■ **WHAT IS NEEDED**
Word for word, transcribe the lines below and drop the pictures.

— START —

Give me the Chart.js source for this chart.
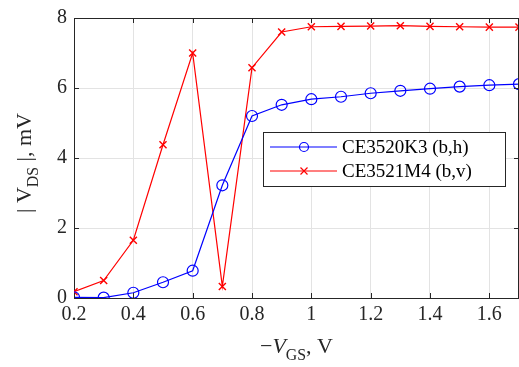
<!DOCTYPE html>
<html>
<head>
<meta charset="utf-8">
<script src="https://cdn.jsdelivr.net/npm/chart.js@4/dist/chart.umd.min.js"></script>
<style>
  html, body { margin: 0; padding: 0; background: #fff; }
  #wrap { width: 519px; height: 367px; }
</style>
</head>
<body>
<div id="wrap"><canvas id="chartVds" width="519" height="367"></canvas></div>
<script>
const vgs = [0.2, 0.3, 0.4, 0.5, 0.6, 0.7, 0.8, 0.9, 1.0, 1.1, 1.2, 1.3, 1.4, 1.5, 1.6, 1.7];
const vdsK3 = [0.02, 0.01, 0.15, 0.45, 0.78, 3.22, 5.2, 5.52, 5.68, 5.75, 5.85, 5.92, 5.98, 6.04, 6.08, 6.11];
const vdsM4 = [0.18, 0.5, 1.65, 4.38, 7.0, 0.33, 6.58, 7.6, 7.75, 7.76, 7.77, 7.78, 7.76, 7.75, 7.74, 7.74];
const xTicks = [0.2, 0.4, 0.6, 0.8, 1, 1.2, 1.4, 1.6];
const yTicks = [0, 2, 4, 6, 8];
const labelK3 = 'CE3520K3 (b,h)';
const labelM4 = 'CE3521M4 (b,v)';

const serif = "'Liberation Serif', 'DejaVu Serif', serif";
const axisCol = '#262626';

function pts(xs, ys) {
    return xs.map((x, i) => ({ x: x, y: ys[i] }));
}

// draw text parts: [text, italic, subscript]
function drawParts(ctx, parts, size) {
    let w = 0;
    const widths = parts.map(p => {
        ctx.font = (p[1] ? 'italic ' : '') + (p[2] ? size * 0.72 : size) + 'px ' + serif;
        return ctx.measureText(p[0]).width;
    });
    widths.forEach(v => w += v);
    let x = -w / 2;
    parts.forEach((p, i) => {
        ctx.font = (p[1] ? 'italic ' : '') + (p[2] ? size * 0.72 : size) + 'px ' + serif;
        ctx.fillText(p[0], x, p[2] ? size * 0.3 : 0);
        x += widths[i];
    });
}

const framePlugin = {
    id: 'frame',
    afterDraw(chart) {
        const ctx = chart.ctx;
        const a = chart.chartArea;
        const xs = chart.scales.x, ys = chart.scales.y;
        ctx.save();
        ctx.strokeStyle = axisCol;
        ctx.lineWidth = 1;
        ctx.beginPath();
        ctx.moveTo(a.left, a.top + 0.5);
        ctx.lineTo(a.right, a.top + 0.5);
        ctx.moveTo(a.right - 0.5, a.top);
        ctx.lineTo(a.right - 0.5, a.bottom);
        xTicks.forEach(t => {
            const px = Math.round(xs.getPixelForValue(t)) + 0.5;
            ctx.moveTo(px, a.bottom);
            ctx.lineTo(px, a.bottom - 5);
            ctx.moveTo(px, a.top);
            ctx.lineTo(px, a.top + 5);
        });
        yTicks.forEach(t => {
            const py = Math.round(ys.getPixelForValue(t)) + 0.5;
            ctx.moveTo(a.left, py);
            ctx.lineTo(a.left + 5, py);
            ctx.moveTo(a.right, py);
            ctx.lineTo(a.right - 5, py);
        });
        ctx.stroke();

        // axis titles
        ctx.fillStyle = axisCol;
        ctx.textBaseline = 'alphabetic';
        ctx.textAlign = 'left';
        ctx.save();
        ctx.translate((a.left + a.right) / 2, 353);
        drawParts(ctx, [['\u2212', false, false], ['V', true, false], ['GS', false, true], [', V', false, false]], 22);
        ctx.restore();
        ctx.save();
        ctx.translate(31, 163);
        ctx.rotate(-Math.PI / 2);
        drawParts(ctx, [['| V', false, false], ['DS', false, true], [' |, mV', false, false]], 22);
        ctx.restore();

        // legend
        const bx = a.left + 189, by = 132, bw = 242, bh = 54;
        ctx.fillStyle = '#fff';
        ctx.fillRect(bx, by, bw, bh);
        ctx.strokeStyle = axisCol;
        ctx.strokeRect(bx + 0.5, by + 0.5, bw, bh);
        const rows = [[labelK3, '#0000ff', 'circle', 147], [labelM4, '#ff0000', 'cross', 171]];
        rows.forEach(r => {
            ctx.strokeStyle = r[1];
            ctx.lineWidth = 1.2;
            ctx.beginPath();
            ctx.moveTo(bx + 7, r[3]);
            ctx.lineTo(bx + 74, r[3]);
            ctx.stroke();
            const mx = bx + 41;
            ctx.beginPath();
            if (r[2] === 'circle') {
                ctx.arc(mx, r[3], 4.5, 0, Math.PI * 2);
            } else {
                ctx.moveTo(mx - 3.5, r[3] - 3.5);
                ctx.lineTo(mx + 3.5, r[3] + 3.5);
                ctx.moveTo(mx + 3.5, r[3] - 3.5);
                ctx.lineTo(mx - 3.5, r[3] + 3.5);
            }
            ctx.stroke();
            ctx.fillStyle = '#000';
            ctx.font = '19px ' + serif;
            ctx.textBaseline = 'middle';
            ctx.fillText(r[0], bx + 79, r[3] + 1);
        });
        ctx.restore();
    }
};

new Chart(document.getElementById('chartVds'), {
    type: 'line',
    data: {
        datasets: [{
            label: labelK3,
            data: pts(vgs, vdsK3),
            borderColor: '#0000ff',
            backgroundColor: 'rgba(0,0,0,0)',
            borderWidth: 1.2,
            pointStyle: 'circle',
            pointRadius: 5.5,
            pointBorderWidth: 1.2,
            pointBorderColor: '#0000ff',
            pointBackgroundColor: 'rgba(0,0,0,0)',
            tension: 0
        }, {
            label: labelM4,
            data: pts(vgs, vdsM4),
            borderColor: '#ff0000',
            backgroundColor: 'rgba(0,0,0,0)',
            borderWidth: 1.2,
            pointStyle: 'crossRot',
            pointRadius: 5,
            pointBorderWidth: 1.4,
            pointBorderColor: '#ff0000',
            tension: 0
        }]
    },
    options: {
        responsive: false,
        animation: false,
        layout: { autoPadding: false, padding: { top: 18, right: 0, left: 0, bottom: 0 } },
        plugins: {
            legend: { display: false },
            tooltip: { enabled: false }
        },
        scales: {
            x: {
                type: 'linear',
                min: 0.2,
                max: 1.7,
                afterBuildTicks: s => { s.ticks = xTicks.map(v => ({ value: v })); },
                afterFit: s => { s.height = 69; s.paddingLeft = 0; s.paddingRight = 0; },
                grid: { color: '#e3e3e3', drawTicks: false },
                border: { color: axisCol },
                ticks: {
                    padding: 5,
                    color: axisCol,
                    font: { family: serif, size: 20 },
                    maxRotation: 0,
                    callback: v => String(Math.round(v * 10) / 10)
                }
            },
            y: {
                type: 'linear',
                min: 0,
                max: 8,
                afterBuildTicks: s => { s.ticks = yTicks.map(v => ({ value: v })); },
                afterFit: s => { s.width = 74; s.paddingTop = 0; s.paddingBottom = 0; },
                grid: { color: '#e3e3e3', drawTicks: false },
                border: { color: axisCol },
                ticks: {
                    padding: 7,
                    color: axisCol,
                    font: { family: serif, size: 20 }
                }
            }
        }
    },
    plugins: [framePlugin]
});
</script>
</body>
</html>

— END —

■ **OUTPUT FOR THIS EXERCISE**
Give me the Chart.js source for this chart.
<!DOCTYPE html>
<html>
<head>
<meta charset="utf-8">
<script src="https://cdn.jsdelivr.net/npm/chart.js@4/dist/chart.umd.min.js"></script>
<style>
  html, body { margin: 0; padding: 0; background: #fff; }
  #wrap { width: 519px; height: 367px; }
</style>
</head>
<body>
<div id="wrap"><canvas id="chartVds" width="519" height="367"></canvas></div>
<script>
const vgs = [0.2, 0.3, 0.4, 0.5, 0.6, 0.7, 0.8, 0.9, 1.0, 1.1, 1.2, 1.3, 1.4, 1.5, 1.6, 1.7];
const vdsK3 = [0.02, 0.01, 0.15, 0.45, 0.78, 3.22, 5.2, 5.52, 5.68, 5.75, 5.85, 5.92, 5.98, 6.04, 6.08, 6.11];
const vdsM4 = [0.18, 0.5, 1.65, 4.38, 7.0, 0.33, 6.58, 7.6, 7.75, 7.76, 7.77, 7.78, 7.76, 7.75, 7.74, 7.74];
const xTicks = [0.2, 0.4, 0.6, 0.8, 1, 1.2, 1.4, 1.6];
const yTicks = [0, 2, 4, 6, 8];
const labelK3 = 'CE3520K3 (b,h)';
const labelM4 = 'CE3521M4 (b,v)';

const serif = "'Liberation Serif', 'DejaVu Serif', serif";
const axisCol = '#262626';

function pts(xs, ys) {
    return xs.map((x, i) => ({ x: x, y: ys[i] }));
}

// draw text parts: [text, italic, subscript]
function drawParts(ctx, parts, size) {
    let w = 0;
    const widths = parts.map(p => {
        ctx.font = (p[1] ? 'italic ' : '') + (p[2] ? size * 0.72 : size) + 'px ' + serif;
        return ctx.measureText(p[0]).width;
    });
    widths.forEach(v => w += v);
    let x = -w / 2;
    parts.forEach((p, i) => {
        ctx.font = (p[1] ? 'italic ' : '') + (p[2] ? size * 0.72 : size) + 'px ' + serif;
        ctx.fillText(p[0], x, p[2] ? size * 0.3 : 0);
        x += widths[i];
    });
}

const framePlugin = {
    id: 'frame',
    afterDraw(chart) {
        const ctx = chart.ctx;
        const a = chart.chartArea;
        const xs = chart.scales.x, ys = chart.scales.y;
        ctx.save();
        ctx.strokeStyle = axisCol;
        ctx.lineWidth = 1;
        ctx.beginPath();
        ctx.moveTo(a.left, a.top + 0.5);
        ctx.lineTo(a.right, a.top + 0.5);
        ctx.moveTo(a.right - 0.5, a.top);
        ctx.lineTo(a.right - 0.5, a.bottom);
        xTicks.forEach(t => {
            const px = Math.round(xs.getPixelForValue(t)) + 0.5;
            ctx.moveTo(px, a.bottom);
            ctx.lineTo(px, a.bottom - 5);
            ctx.moveTo(px, a.top);
            ctx.lineTo(px, a.top + 5);
        });
        yTicks.forEach(t => {
            const py = Math.round(ys.getPixelForValue(t)) + 0.5;
            ctx.moveTo(a.left, py);
            ctx.lineTo(a.left + 5, py);
            ctx.moveTo(a.right, py);
            ctx.lineTo(a.right - 5, py);
        });
        ctx.stroke();

        // axis titles
        ctx.fillStyle = axisCol;
        ctx.textBaseline = 'alphabetic';
        ctx.textAlign = 'left';
        ctx.save();
        ctx.translate((a.left + a.right) / 2, 353);
        drawParts(ctx, [['\u2212', false, false], ['V', true, false], ['GS', false, true], [', V', false, false]], 22);
        ctx.restore();
        ctx.save();
        ctx.translate(31, 163);
        ctx.rotate(-Math.PI / 2);
        drawParts(ctx, [['| V', false, false], ['DS', false, true], [' |, mV', false, false]], 22);
        ctx.restore();

        // legend
        const bx = a.left + 189, by = 132, bw = 242, bh = 54;
        ctx.fillStyle = '#fff';
        ctx.fillRect(bx, by, bw, bh);
        ctx.strokeStyle = axisCol;
        ctx.strokeRect(bx + 0.5, by + 0.5, bw, bh);
        const rows = [[labelK3, '#0000ff', 'circle', 147], [labelM4, '#ff0000', 'cross', 171]];
        rows.forEach(r => {
            ctx.strokeStyle = r[1];
            ctx.lineWidth = 1.2;
            ctx.beginPath();
            ctx.moveTo(bx + 7, r[3]);
            ctx.lineTo(bx + 74, r[3]);
            ctx.stroke();
            const mx = bx + 41;
            ctx.beginPath();
            if (r[2] === 'circle') {
                ctx.arc(mx, r[3], 4.5, 0, Math.PI * 2);
            } else {
                ctx.moveTo(mx - 3.5, r[3] - 3.5);
                ctx.lineTo(mx + 3.5, r[3] + 3.5);
                ctx.moveTo(mx + 3.5, r[3] - 3.5);
                ctx.lineTo(mx - 3.5, r[3] + 3.5);
            }
            ctx.stroke();
            ctx.fillStyle = '#000';
            ctx.font = '19px ' + serif;
            ctx.textBaseline = 'middle';
            ctx.fillText(r[0], bx + 79, r[3] + 1);
        });
        ctx.restore();
    }
};

new Chart(document.getElementById('chartVds'), {
    type: 'line',
    data: {
        datasets: [{
            label: labelK3,
            data: pts(vgs, vdsK3),
            borderColor: '#0000ff',
            backgroundColor: 'rgba(0,0,0,0)',
            borderWidth: 1.2,
            pointStyle: 'circle',
            pointRadius: 5.5,
            pointBorderWidth: 1.2,
            pointBorderColor: '#0000ff',
            pointBackgroundColor: 'rgba(0,0,0,0)',
            tension: 0
        }, {
            label: labelM4,
            data: pts(vgs, vdsM4),
            borderColor: '#ff0000',
            backgroundColor: 'rgba(0,0,0,0)',
            borderWidth: 1.2,
            pointStyle: 'crossRot',
            pointRadius: 5,
            pointBorderWidth: 1.4,
            pointBorderColor: '#ff0000',
            tension: 0
        }]
    },
    options: {
        responsive: false,
        animation: false,
        layout: { autoPadding: false, padding: { top: 18, right: 0, left: 0, bottom: 0 } },
        plugins: {
            legend: { display: false },
            tooltip: { enabled: false }
        },
        scales: {
            x: {
                type: 'linear',
                min: 0.2,
                max: 1.7,
                afterBuildTicks: s => { s.ticks = xTicks.map(v => ({ value: v })); },
                afterFit: s => { s.height = 69; s.paddingLeft = 0; s.paddingRight = 0; },
                grid: { color: '#e3e3e3', drawTicks: false },
                border: { color: axisCol },
                ticks: {
                    padding: 5,
                    color: axisCol,
                    font: { family: serif, size: 20 },
                    maxRotation: 0,
                    callback: v => String(Math.round(v * 10) / 10)
                }
            },
            y: {
                type: 'linear',
                min: 0,
                max: 8,
                afterBuildTicks: s => { s.ticks = yTicks.map(v => ({ value: v })); },
                afterFit: s => { s.width = 74; s.paddingTop = 0; s.paddingBottom = 0; },
                grid: { color: '#e3e3e3', drawTicks: false },
                border: { color: axisCol },
                ticks: {
                    padding: 7,
                    color: axisCol,
                    font: { family: serif, size: 20 }
                }
            }
        }
    },
    plugins: [framePlugin]
});
</script>
</body>
</html>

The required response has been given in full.